## Data block
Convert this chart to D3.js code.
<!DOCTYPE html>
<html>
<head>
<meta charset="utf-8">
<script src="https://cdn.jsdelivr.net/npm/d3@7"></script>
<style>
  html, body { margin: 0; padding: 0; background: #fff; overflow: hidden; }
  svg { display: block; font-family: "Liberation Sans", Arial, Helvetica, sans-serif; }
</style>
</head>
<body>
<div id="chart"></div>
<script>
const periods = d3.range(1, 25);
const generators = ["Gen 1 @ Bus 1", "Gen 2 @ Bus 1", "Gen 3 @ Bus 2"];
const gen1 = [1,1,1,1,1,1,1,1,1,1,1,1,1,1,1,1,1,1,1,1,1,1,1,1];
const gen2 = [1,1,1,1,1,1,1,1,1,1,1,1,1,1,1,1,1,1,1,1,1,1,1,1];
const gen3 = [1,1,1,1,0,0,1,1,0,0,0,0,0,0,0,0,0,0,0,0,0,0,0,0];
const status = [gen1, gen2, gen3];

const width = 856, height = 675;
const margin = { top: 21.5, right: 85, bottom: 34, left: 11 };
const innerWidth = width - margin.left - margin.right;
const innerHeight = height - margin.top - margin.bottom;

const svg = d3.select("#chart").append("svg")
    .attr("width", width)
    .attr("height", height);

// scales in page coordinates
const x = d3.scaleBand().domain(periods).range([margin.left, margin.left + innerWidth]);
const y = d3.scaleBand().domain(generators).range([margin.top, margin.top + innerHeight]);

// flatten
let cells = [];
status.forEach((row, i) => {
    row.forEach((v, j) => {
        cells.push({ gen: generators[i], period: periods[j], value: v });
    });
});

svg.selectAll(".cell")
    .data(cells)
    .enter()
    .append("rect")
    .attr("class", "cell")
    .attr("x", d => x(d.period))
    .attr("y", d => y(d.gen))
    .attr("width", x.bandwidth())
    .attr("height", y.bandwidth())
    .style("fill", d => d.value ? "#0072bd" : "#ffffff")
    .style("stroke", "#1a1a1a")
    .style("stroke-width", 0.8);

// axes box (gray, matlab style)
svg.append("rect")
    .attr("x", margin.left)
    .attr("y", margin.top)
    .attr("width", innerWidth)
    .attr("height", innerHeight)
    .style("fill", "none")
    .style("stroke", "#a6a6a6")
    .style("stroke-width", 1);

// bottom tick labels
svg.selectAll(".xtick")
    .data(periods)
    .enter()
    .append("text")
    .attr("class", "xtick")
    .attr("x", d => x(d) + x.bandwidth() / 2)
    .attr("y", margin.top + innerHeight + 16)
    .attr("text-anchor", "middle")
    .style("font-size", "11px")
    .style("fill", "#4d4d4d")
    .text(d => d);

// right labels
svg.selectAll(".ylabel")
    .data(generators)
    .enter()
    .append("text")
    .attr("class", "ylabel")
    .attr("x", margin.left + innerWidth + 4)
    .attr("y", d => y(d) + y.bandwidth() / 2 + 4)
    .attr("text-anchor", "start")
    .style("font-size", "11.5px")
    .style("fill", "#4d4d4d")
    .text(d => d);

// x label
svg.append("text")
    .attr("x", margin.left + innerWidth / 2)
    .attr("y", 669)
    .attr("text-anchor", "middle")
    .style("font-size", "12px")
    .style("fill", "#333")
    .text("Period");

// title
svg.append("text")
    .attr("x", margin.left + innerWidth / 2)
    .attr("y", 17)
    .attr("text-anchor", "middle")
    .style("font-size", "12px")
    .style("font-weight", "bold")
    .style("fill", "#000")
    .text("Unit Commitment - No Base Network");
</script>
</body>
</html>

## What this task involves
Type the whole listing again, unaltered.

## Reply
Convert this chart to D3.js code.
<!DOCTYPE html>
<html>
<head>
<meta charset="utf-8">
<script src="https://cdn.jsdelivr.net/npm/d3@7"></script>
<style>
  html, body { margin: 0; padding: 0; background: #fff; overflow: hidden; }
  svg { display: block; font-family: "Liberation Sans", Arial, Helvetica, sans-serif; }
</style>
</head>
<body>
<div id="chart"></div>
<script>
const periods = d3.range(1, 25);
const generators = ["Gen 1 @ Bus 1", "Gen 2 @ Bus 1", "Gen 3 @ Bus 2"];
const gen1 = [1,1,1,1,1,1,1,1,1,1,1,1,1,1,1,1,1,1,1,1,1,1,1,1];
const gen2 = [1,1,1,1,1,1,1,1,1,1,1,1,1,1,1,1,1,1,1,1,1,1,1,1];
const gen3 = [1,1,1,1,0,0,1,1,0,0,0,0,0,0,0,0,0,0,0,0,0,0,0,0];
const status = [gen1, gen2, gen3];

const width = 856, height = 675;
const margin = { top: 21.5, right: 85, bottom: 34, left: 11 };
const innerWidth = width - margin.left - margin.right;
const innerHeight = height - margin.top - margin.bottom;

const svg = d3.select("#chart").append("svg")
    .attr("width", width)
    .attr("height", height);

// scales in page coordinates
const x = d3.scaleBand().domain(periods).range([margin.left, margin.left + innerWidth]);
const y = d3.scaleBand().domain(generators).range([margin.top, margin.top + innerHeight]);

// flatten
let cells = [];
status.forEach((row, i) => {
    row.forEach((v, j) => {
        cells.push({ gen: generators[i], period: periods[j], value: v });
    });
});

svg.selectAll(".cell")
    .data(cells)
    .enter()
    .append("rect")
    .attr("class", "cell")
    .attr("x", d => x(d.period))
    .attr("y", d => y(d.gen))
    .attr("width", x.bandwidth())
    .attr("height", y.bandwidth())
    .style("fill", d => d.value ? "#0072bd" : "#ffffff")
    .style("stroke", "#1a1a1a")
    .style("stroke-width", 0.8);

// axes box (gray, matlab style)
svg.append("rect")
    .attr("x", margin.left)
    .attr("y", margin.top)
    .attr("width", innerWidth)
    .attr("height", innerHeight)
    .style("fill", "none")
    .style("stroke", "#a6a6a6")
    .style("stroke-width", 1);

// bottom tick labels
svg.selectAll(".xtick")
    .data(periods)
    .enter()
    .append("text")
    .attr("class", "xtick")
    .attr("x", d => x(d) + x.bandwidth() / 2)
    .attr("y", margin.top + innerHeight + 16)
    .attr("text-anchor", "middle")
    .style("font-size", "11px")
    .style("fill", "#4d4d4d")
    .text(d => d);

// right labels
svg.selectAll(".ylabel")
    .data(generators)
    .enter()
    .append("text")
    .attr("class", "ylabel")
    .attr("x", margin.left + innerWidth + 4)
    .attr("y", d => y(d) + y.bandwidth() / 2 + 4)
    .attr("text-anchor", "start")
    .style("font-size", "11.5px")
    .style("fill", "#4d4d4d")
    .text(d => d);

// x label
svg.append("text")
    .attr("x", margin.left + innerWidth / 2)
    .attr("y", 669)
    .attr("text-anchor", "middle")
    .style("font-size", "12px")
    .style("fill", "#333")
    .text("Period");

// title
svg.append("text")
    .attr("x", margin.left + innerWidth / 2)
    .attr("y", 17)
    .attr("text-anchor", "middle")
    .style("font-size", "12px")
    .style("font-weight", "bold")
    .style("fill", "#000")
    .text("Unit Commitment - No Base Network");
</script>
</body>
</html>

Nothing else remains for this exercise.